Data listing
##########
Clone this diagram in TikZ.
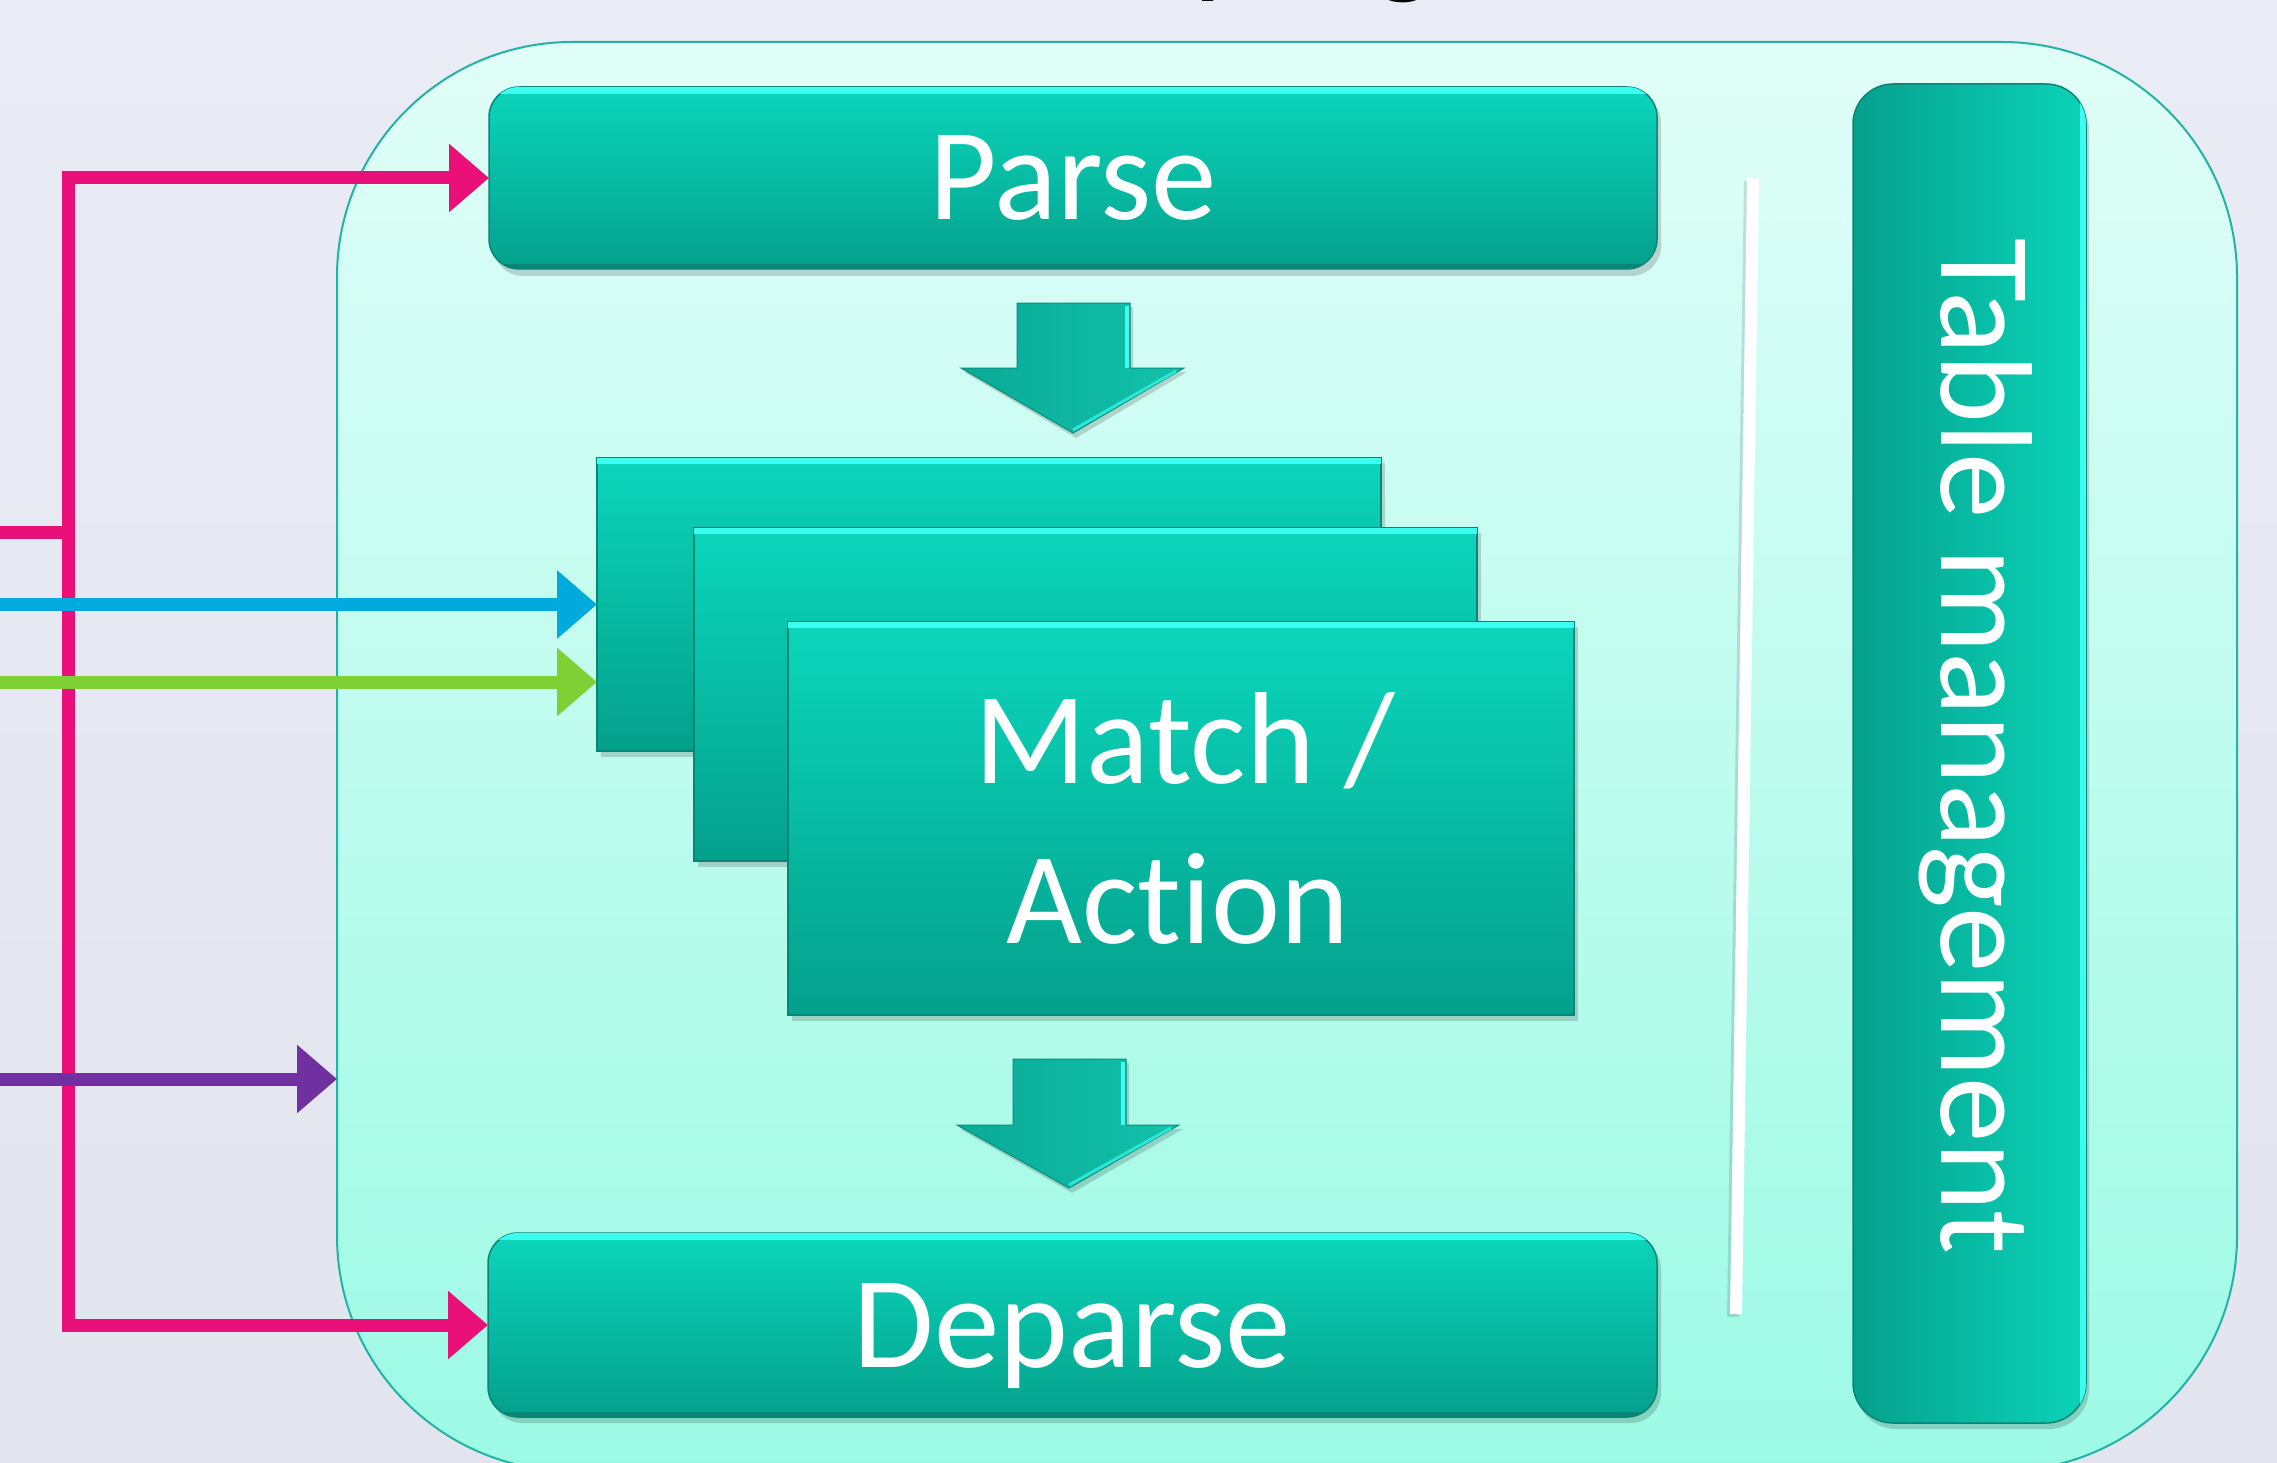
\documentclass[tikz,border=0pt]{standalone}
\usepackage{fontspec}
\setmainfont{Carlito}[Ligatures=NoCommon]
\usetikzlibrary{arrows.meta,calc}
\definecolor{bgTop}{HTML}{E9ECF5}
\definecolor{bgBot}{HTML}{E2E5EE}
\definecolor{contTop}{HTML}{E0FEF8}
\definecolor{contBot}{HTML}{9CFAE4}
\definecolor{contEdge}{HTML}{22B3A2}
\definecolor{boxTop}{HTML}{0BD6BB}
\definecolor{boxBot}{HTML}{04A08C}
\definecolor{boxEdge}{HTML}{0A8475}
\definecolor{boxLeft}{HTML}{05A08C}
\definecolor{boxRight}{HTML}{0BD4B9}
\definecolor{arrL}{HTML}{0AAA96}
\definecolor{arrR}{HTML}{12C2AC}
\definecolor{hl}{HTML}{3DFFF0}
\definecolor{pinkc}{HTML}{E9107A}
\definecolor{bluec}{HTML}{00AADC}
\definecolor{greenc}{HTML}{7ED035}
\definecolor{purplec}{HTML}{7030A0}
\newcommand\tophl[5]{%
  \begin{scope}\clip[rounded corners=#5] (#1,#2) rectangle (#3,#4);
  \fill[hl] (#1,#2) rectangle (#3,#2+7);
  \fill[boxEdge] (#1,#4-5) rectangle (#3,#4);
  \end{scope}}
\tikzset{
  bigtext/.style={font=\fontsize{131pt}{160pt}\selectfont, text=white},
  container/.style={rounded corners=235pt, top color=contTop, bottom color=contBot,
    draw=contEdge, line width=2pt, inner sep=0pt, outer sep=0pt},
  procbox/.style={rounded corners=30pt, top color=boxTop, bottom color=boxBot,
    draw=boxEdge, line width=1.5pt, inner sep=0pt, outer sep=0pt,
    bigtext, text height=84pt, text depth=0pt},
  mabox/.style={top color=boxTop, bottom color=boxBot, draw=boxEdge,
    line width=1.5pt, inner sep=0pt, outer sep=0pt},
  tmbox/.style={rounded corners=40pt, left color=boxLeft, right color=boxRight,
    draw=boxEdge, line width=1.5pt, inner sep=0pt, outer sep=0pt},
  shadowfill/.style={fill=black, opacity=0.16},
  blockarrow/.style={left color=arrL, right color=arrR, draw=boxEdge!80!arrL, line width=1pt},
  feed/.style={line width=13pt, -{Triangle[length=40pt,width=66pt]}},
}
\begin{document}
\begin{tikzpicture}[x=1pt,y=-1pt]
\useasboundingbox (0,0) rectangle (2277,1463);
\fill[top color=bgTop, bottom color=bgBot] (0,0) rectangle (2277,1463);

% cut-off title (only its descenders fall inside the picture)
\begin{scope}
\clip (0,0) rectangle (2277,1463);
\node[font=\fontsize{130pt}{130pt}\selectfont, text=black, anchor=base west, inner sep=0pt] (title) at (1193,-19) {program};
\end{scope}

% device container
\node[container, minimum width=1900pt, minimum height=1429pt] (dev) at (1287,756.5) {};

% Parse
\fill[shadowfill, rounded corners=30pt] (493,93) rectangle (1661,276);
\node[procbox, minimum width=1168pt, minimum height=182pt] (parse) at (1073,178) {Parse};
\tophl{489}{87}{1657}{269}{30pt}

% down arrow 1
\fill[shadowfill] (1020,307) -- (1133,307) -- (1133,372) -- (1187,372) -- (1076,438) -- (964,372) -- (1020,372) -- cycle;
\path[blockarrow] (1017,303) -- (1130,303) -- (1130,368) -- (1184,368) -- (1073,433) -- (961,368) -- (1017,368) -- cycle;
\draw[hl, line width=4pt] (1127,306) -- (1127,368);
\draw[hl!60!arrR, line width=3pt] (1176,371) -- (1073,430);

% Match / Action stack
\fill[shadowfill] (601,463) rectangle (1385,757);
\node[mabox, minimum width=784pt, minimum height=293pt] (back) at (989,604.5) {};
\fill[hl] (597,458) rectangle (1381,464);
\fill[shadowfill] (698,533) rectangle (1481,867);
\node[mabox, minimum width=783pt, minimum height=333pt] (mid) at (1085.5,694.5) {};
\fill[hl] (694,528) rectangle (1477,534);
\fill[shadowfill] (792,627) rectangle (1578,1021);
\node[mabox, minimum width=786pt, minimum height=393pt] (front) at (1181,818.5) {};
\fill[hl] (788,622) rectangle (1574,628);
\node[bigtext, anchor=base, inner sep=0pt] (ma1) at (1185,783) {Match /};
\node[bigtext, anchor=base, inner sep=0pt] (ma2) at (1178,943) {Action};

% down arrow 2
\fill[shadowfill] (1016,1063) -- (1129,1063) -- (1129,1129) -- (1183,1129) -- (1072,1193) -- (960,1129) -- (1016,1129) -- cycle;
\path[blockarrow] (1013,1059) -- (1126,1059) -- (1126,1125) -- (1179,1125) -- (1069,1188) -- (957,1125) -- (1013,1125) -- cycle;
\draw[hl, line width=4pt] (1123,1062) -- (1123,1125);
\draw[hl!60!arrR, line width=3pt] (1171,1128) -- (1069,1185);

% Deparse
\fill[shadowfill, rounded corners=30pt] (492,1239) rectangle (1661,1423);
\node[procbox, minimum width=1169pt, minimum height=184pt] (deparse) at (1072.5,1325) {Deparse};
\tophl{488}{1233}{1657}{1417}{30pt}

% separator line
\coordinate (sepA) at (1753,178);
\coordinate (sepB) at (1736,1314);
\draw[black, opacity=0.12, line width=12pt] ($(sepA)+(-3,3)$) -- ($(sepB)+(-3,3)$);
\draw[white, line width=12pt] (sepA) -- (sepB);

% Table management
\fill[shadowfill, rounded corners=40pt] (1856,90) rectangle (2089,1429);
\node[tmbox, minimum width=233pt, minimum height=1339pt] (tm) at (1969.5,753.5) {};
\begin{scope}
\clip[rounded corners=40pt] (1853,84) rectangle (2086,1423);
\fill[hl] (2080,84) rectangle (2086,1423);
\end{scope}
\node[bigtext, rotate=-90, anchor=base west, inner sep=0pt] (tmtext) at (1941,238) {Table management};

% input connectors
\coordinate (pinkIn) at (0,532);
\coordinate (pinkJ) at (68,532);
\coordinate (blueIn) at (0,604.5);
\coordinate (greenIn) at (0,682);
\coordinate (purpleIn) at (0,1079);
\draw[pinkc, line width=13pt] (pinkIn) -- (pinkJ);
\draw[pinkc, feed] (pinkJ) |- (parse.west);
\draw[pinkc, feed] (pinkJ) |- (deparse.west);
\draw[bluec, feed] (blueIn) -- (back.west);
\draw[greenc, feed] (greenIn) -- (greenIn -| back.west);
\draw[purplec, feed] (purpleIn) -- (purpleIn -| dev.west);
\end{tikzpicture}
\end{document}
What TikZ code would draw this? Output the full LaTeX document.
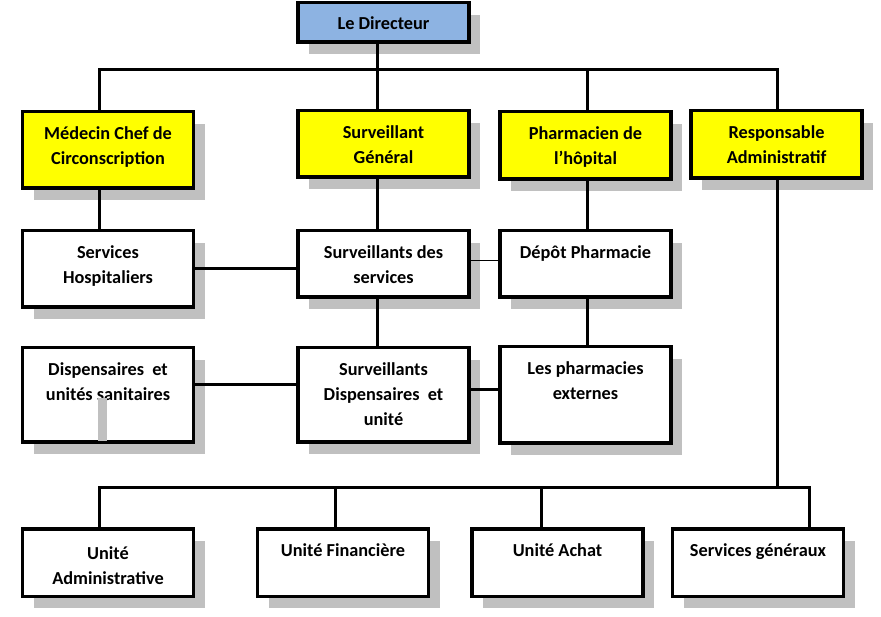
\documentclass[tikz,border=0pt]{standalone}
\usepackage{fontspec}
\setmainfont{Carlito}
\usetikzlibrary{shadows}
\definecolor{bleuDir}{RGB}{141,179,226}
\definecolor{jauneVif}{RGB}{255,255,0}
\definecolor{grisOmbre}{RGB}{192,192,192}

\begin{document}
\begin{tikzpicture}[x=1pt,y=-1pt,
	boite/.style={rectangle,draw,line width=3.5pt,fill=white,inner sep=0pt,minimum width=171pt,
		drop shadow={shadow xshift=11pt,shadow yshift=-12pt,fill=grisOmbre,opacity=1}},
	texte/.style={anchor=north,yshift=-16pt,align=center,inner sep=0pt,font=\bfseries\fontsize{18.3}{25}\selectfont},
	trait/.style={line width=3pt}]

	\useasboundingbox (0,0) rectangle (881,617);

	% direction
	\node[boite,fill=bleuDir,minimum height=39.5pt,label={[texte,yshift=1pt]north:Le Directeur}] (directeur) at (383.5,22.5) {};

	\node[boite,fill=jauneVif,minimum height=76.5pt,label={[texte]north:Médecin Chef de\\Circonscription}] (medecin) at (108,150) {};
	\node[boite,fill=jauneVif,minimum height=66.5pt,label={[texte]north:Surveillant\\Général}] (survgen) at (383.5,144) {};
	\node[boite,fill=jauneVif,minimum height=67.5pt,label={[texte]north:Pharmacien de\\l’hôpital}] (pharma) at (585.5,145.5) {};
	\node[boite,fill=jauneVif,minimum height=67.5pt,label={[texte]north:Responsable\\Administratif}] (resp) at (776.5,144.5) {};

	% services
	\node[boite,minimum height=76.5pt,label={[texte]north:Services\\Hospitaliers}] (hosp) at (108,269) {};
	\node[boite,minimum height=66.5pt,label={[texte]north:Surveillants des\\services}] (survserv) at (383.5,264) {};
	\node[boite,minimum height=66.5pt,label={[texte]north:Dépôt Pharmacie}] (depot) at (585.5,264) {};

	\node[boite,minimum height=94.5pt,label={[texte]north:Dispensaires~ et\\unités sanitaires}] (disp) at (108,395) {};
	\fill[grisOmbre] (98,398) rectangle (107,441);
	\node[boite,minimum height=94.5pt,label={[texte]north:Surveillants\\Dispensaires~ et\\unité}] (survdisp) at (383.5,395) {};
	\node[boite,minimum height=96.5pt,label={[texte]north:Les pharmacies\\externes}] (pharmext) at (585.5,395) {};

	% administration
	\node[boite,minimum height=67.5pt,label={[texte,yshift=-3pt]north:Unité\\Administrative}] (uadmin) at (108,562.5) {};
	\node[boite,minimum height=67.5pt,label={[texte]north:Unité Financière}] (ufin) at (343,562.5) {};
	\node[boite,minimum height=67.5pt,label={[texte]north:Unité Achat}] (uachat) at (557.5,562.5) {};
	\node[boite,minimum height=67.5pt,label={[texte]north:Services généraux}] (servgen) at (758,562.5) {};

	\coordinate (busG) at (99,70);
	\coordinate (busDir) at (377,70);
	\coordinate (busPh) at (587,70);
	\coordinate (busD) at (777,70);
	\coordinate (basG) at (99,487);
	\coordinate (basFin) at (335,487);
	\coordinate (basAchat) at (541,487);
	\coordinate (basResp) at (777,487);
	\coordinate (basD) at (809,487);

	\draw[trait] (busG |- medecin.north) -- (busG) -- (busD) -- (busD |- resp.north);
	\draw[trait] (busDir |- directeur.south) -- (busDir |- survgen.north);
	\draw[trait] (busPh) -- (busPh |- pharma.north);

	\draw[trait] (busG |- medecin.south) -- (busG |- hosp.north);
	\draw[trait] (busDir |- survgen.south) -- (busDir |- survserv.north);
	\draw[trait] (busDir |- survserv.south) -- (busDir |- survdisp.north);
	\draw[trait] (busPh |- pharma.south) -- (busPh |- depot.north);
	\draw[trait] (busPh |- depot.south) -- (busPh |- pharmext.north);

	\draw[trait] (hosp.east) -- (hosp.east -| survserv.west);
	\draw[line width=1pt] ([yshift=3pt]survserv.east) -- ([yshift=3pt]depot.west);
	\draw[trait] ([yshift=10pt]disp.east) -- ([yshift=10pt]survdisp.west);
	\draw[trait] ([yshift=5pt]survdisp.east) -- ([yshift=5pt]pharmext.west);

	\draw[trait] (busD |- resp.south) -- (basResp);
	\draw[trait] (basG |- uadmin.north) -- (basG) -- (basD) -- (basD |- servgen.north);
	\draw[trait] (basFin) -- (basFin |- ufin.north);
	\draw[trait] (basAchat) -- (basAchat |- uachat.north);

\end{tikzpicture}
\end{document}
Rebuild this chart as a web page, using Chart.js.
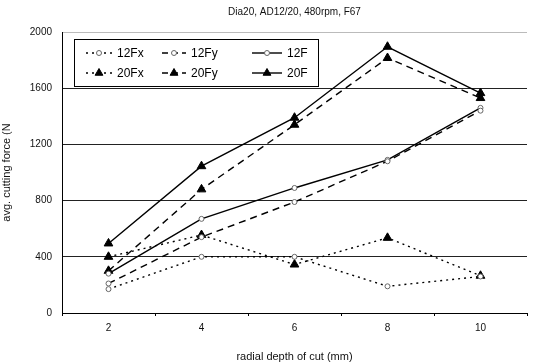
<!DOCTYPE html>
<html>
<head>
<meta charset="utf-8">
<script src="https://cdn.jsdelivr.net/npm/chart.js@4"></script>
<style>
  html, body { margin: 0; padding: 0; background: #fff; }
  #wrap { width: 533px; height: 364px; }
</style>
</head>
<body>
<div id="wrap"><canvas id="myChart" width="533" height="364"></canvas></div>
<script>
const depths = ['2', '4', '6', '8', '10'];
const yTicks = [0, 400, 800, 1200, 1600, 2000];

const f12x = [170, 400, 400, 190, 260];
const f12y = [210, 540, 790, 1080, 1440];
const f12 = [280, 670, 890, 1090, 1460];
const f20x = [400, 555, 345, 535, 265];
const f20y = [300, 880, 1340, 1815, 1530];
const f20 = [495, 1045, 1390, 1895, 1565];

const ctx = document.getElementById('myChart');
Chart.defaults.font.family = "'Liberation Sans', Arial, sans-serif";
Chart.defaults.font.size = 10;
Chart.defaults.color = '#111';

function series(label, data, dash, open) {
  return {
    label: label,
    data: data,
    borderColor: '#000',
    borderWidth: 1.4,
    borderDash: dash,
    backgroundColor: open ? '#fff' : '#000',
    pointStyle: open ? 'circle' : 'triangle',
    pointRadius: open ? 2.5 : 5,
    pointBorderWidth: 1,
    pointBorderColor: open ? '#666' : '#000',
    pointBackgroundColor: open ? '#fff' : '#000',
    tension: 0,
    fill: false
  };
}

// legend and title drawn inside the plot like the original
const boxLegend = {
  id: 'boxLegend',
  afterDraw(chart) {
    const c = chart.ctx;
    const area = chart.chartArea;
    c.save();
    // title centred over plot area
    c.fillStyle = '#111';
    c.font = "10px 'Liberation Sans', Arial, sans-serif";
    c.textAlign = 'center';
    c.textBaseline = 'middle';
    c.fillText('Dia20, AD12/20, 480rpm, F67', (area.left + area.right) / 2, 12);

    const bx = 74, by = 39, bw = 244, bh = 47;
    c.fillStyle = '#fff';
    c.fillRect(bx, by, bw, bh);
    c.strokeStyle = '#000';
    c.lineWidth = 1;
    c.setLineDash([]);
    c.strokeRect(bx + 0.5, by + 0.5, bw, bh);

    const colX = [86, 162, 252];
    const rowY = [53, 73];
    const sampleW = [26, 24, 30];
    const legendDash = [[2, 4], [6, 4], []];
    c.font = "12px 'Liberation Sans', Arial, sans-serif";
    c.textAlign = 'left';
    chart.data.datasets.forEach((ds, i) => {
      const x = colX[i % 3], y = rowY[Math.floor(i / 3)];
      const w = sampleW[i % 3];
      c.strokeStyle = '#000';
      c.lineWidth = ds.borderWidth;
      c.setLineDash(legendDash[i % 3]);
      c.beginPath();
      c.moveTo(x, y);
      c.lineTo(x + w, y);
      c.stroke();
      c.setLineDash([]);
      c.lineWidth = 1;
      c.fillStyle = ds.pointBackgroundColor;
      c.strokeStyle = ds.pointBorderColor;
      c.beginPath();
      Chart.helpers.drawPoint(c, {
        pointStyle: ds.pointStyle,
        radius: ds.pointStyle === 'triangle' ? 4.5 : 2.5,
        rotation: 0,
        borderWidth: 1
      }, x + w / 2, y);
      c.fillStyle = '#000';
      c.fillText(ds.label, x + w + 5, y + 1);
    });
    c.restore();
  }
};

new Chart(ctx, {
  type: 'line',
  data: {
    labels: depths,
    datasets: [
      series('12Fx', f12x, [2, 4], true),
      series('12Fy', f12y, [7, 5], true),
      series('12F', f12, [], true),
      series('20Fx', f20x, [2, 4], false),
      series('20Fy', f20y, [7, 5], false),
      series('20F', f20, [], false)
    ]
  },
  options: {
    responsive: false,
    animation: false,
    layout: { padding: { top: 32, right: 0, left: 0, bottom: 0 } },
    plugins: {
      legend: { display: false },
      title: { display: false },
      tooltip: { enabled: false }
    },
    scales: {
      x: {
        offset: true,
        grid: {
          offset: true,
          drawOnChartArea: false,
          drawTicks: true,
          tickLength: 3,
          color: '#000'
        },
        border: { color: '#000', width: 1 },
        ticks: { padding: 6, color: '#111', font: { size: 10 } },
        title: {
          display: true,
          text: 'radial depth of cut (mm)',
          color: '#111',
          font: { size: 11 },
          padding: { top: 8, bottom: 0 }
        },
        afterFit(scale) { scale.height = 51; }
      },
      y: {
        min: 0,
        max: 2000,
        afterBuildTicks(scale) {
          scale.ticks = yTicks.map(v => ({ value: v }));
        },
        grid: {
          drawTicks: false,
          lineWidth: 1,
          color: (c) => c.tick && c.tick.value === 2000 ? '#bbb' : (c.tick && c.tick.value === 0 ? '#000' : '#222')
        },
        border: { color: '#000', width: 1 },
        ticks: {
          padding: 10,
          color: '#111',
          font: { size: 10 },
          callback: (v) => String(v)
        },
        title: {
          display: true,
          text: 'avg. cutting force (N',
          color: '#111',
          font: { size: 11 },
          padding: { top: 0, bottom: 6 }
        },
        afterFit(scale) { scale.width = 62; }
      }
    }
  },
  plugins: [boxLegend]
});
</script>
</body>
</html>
##########
Make an exact copy of the lines from the one that contains "Rebuild this chart" through the one that contains "const f20 = [495, 1045, 1390, 1895, 1565];", both included, and no other lines. Pictures are skipped.

Rebuild this chart as a web page, using Chart.js.
<!DOCTYPE html>
<html>
<head>
<meta charset="utf-8">
<script src="https://cdn.jsdelivr.net/npm/chart.js@4"></script>
<style>
  html, body { margin: 0; padding: 0; background: #fff; }
  #wrap { width: 533px; height: 364px; }
</style>
</head>
<body>
<div id="wrap"><canvas id="myChart" width="533" height="364"></canvas></div>
<script>
const depths = ['2', '4', '6', '8', '10'];
const yTicks = [0, 400, 800, 1200, 1600, 2000];

const f12x = [170, 400, 400, 190, 260];
const f12y = [210, 540, 790, 1080, 1440];
const f12 = [280, 670, 890, 1090, 1460];
const f20x = [400, 555, 345, 535, 265];
const f20y = [300, 880, 1340, 1815, 1530];
const f20 = [495, 1045, 1390, 1895, 1565];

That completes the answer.